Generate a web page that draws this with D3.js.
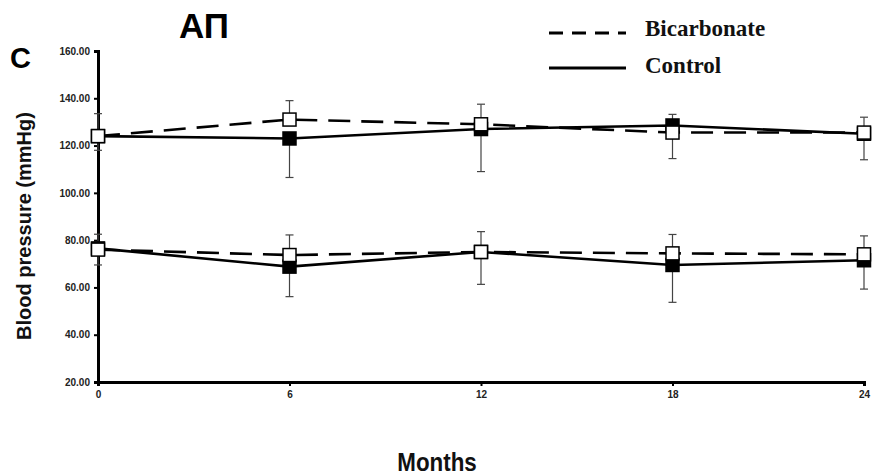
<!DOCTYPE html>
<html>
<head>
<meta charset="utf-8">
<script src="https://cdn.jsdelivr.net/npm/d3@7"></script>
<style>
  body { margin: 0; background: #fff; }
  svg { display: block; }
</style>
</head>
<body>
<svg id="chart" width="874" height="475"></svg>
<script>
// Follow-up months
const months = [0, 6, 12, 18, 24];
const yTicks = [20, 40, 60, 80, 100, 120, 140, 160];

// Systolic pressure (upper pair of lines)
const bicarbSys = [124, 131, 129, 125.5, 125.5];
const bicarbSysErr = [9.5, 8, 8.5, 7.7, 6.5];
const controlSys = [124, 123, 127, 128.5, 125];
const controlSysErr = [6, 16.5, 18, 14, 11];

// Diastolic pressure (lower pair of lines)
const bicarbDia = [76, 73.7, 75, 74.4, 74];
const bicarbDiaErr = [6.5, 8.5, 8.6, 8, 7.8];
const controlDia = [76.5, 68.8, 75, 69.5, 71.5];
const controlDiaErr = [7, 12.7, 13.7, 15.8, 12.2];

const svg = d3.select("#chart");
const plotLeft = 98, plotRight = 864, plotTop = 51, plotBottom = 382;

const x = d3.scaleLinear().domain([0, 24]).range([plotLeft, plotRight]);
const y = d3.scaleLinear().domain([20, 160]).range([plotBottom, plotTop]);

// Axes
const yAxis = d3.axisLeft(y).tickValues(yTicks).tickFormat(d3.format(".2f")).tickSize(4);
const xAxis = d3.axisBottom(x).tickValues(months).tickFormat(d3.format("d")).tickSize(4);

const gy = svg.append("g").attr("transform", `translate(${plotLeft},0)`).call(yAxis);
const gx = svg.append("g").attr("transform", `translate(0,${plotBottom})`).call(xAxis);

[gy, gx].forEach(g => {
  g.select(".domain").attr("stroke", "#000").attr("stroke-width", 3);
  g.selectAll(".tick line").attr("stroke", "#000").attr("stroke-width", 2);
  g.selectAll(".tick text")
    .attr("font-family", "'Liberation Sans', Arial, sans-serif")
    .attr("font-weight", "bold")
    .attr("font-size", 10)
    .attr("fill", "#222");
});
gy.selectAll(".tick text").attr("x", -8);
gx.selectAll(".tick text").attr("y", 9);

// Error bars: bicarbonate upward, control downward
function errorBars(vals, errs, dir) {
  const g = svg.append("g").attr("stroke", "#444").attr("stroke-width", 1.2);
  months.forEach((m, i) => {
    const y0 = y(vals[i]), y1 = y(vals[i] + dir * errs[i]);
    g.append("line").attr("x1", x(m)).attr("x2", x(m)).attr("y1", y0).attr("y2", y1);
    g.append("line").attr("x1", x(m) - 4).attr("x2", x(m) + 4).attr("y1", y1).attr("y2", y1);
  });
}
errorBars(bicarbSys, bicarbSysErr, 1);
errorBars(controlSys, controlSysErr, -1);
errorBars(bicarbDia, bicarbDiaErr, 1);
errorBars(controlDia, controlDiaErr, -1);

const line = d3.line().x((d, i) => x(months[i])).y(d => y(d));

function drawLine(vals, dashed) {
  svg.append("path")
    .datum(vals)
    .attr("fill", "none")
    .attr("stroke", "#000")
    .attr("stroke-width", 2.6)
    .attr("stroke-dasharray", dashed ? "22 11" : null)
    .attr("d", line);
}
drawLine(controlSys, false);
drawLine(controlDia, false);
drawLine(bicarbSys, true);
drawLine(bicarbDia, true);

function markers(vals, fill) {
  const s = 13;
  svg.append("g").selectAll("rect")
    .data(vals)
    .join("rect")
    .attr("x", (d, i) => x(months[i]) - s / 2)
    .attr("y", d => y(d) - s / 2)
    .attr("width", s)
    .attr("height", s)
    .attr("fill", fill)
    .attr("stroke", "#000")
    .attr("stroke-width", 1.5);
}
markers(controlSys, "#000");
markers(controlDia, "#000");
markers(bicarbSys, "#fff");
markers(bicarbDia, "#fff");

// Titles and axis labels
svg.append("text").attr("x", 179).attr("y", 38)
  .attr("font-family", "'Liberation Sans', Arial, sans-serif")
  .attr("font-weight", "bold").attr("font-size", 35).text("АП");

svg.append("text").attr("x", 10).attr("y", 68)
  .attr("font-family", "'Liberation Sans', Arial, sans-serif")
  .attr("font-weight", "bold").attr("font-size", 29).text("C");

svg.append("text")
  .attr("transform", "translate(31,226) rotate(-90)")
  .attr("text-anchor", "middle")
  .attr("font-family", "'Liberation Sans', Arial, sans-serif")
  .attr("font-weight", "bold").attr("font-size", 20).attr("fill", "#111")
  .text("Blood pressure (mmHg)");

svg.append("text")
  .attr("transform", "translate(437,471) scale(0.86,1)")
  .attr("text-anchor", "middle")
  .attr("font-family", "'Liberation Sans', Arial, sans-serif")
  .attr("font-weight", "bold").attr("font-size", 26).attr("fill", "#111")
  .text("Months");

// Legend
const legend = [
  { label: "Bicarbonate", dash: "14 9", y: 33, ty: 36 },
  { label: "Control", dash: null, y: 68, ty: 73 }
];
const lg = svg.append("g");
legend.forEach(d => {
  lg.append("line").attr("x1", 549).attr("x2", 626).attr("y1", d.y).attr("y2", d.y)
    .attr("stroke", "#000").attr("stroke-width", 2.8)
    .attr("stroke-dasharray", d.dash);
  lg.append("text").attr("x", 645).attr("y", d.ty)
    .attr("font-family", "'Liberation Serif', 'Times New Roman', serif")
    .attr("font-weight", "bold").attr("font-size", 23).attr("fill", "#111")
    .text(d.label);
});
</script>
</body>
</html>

_ _ _

** What to do **
Could you repeat all of the material exactly? Pictures should not be copied.

** Correct result **
Generate a web page that draws this with D3.js.
<!DOCTYPE html>
<html>
<head>
<meta charset="utf-8">
<script src="https://cdn.jsdelivr.net/npm/d3@7"></script>
<style>
  body { margin: 0; background: #fff; }
  svg { display: block; }
</style>
</head>
<body>
<svg id="chart" width="874" height="475"></svg>
<script>
// Follow-up months
const months = [0, 6, 12, 18, 24];
const yTicks = [20, 40, 60, 80, 100, 120, 140, 160];

// Systolic pressure (upper pair of lines)
const bicarbSys = [124, 131, 129, 125.5, 125.5];
const bicarbSysErr = [9.5, 8, 8.5, 7.7, 6.5];
const controlSys = [124, 123, 127, 128.5, 125];
const controlSysErr = [6, 16.5, 18, 14, 11];

// Diastolic pressure (lower pair of lines)
const bicarbDia = [76, 73.7, 75, 74.4, 74];
const bicarbDiaErr = [6.5, 8.5, 8.6, 8, 7.8];
const controlDia = [76.5, 68.8, 75, 69.5, 71.5];
const controlDiaErr = [7, 12.7, 13.7, 15.8, 12.2];

const svg = d3.select("#chart");
const plotLeft = 98, plotRight = 864, plotTop = 51, plotBottom = 382;

const x = d3.scaleLinear().domain([0, 24]).range([plotLeft, plotRight]);
const y = d3.scaleLinear().domain([20, 160]).range([plotBottom, plotTop]);

// Axes
const yAxis = d3.axisLeft(y).tickValues(yTicks).tickFormat(d3.format(".2f")).tickSize(4);
const xAxis = d3.axisBottom(x).tickValues(months).tickFormat(d3.format("d")).tickSize(4);

const gy = svg.append("g").attr("transform", `translate(${plotLeft},0)`).call(yAxis);
const gx = svg.append("g").attr("transform", `translate(0,${plotBottom})`).call(xAxis);

[gy, gx].forEach(g => {
  g.select(".domain").attr("stroke", "#000").attr("stroke-width", 3);
  g.selectAll(".tick line").attr("stroke", "#000").attr("stroke-width", 2);
  g.selectAll(".tick text")
    .attr("font-family", "'Liberation Sans', Arial, sans-serif")
    .attr("font-weight", "bold")
    .attr("font-size", 10)
    .attr("fill", "#222");
});
gy.selectAll(".tick text").attr("x", -8);
gx.selectAll(".tick text").attr("y", 9);

// Error bars: bicarbonate upward, control downward
function errorBars(vals, errs, dir) {
  const g = svg.append("g").attr("stroke", "#444").attr("stroke-width", 1.2);
  months.forEach((m, i) => {
    const y0 = y(vals[i]), y1 = y(vals[i] + dir * errs[i]);
    g.append("line").attr("x1", x(m)).attr("x2", x(m)).attr("y1", y0).attr("y2", y1);
    g.append("line").attr("x1", x(m) - 4).attr("x2", x(m) + 4).attr("y1", y1).attr("y2", y1);
  });
}
errorBars(bicarbSys, bicarbSysErr, 1);
errorBars(controlSys, controlSysErr, -1);
errorBars(bicarbDia, bicarbDiaErr, 1);
errorBars(controlDia, controlDiaErr, -1);

const line = d3.line().x((d, i) => x(months[i])).y(d => y(d));

function drawLine(vals, dashed) {
  svg.append("path")
    .datum(vals)
    .attr("fill", "none")
    .attr("stroke", "#000")
    .attr("stroke-width", 2.6)
    .attr("stroke-dasharray", dashed ? "22 11" : null)
    .attr("d", line);
}
drawLine(controlSys, false);
drawLine(controlDia, false);
drawLine(bicarbSys, true);
drawLine(bicarbDia, true);

function markers(vals, fill) {
  const s = 13;
  svg.append("g").selectAll("rect")
    .data(vals)
    .join("rect")
    .attr("x", (d, i) => x(months[i]) - s / 2)
    .attr("y", d => y(d) - s / 2)
    .attr("width", s)
    .attr("height", s)
    .attr("fill", fill)
    .attr("stroke", "#000")
    .attr("stroke-width", 1.5);
}
markers(controlSys, "#000");
markers(controlDia, "#000");
markers(bicarbSys, "#fff");
markers(bicarbDia, "#fff");

// Titles and axis labels
svg.append("text").attr("x", 179).attr("y", 38)
  .attr("font-family", "'Liberation Sans', Arial, sans-serif")
  .attr("font-weight", "bold").attr("font-size", 35).text("АП");

svg.append("text").attr("x", 10).attr("y", 68)
  .attr("font-family", "'Liberation Sans', Arial, sans-serif")
  .attr("font-weight", "bold").attr("font-size", 29).text("C");

svg.append("text")
  .attr("transform", "translate(31,226) rotate(-90)")
  .attr("text-anchor", "middle")
  .attr("font-family", "'Liberation Sans', Arial, sans-serif")
  .attr("font-weight", "bold").attr("font-size", 20).attr("fill", "#111")
  .text("Blood pressure (mmHg)");

svg.append("text")
  .attr("transform", "translate(437,471) scale(0.86,1)")
  .attr("text-anchor", "middle")
  .attr("font-family", "'Liberation Sans', Arial, sans-serif")
  .attr("font-weight", "bold").attr("font-size", 26).attr("fill", "#111")
  .text("Months");

// Legend
const legend = [
  { label: "Bicarbonate", dash: "14 9", y: 33, ty: 36 },
  { label: "Control", dash: null, y: 68, ty: 73 }
];
const lg = svg.append("g");
legend.forEach(d => {
  lg.append("line").attr("x1", 549).attr("x2", 626).attr("y1", d.y).attr("y2", d.y)
    .attr("stroke", "#000").attr("stroke-width", 2.8)
    .attr("stroke-dasharray", d.dash);
  lg.append("text").attr("x", 645).attr("y", d.ty)
    .attr("font-family", "'Liberation Serif', 'Times New Roman', serif")
    .attr("font-weight", "bold").attr("font-size", 23).attr("fill", "#111")
    .text(d.label);
});
</script>
</body>
</html>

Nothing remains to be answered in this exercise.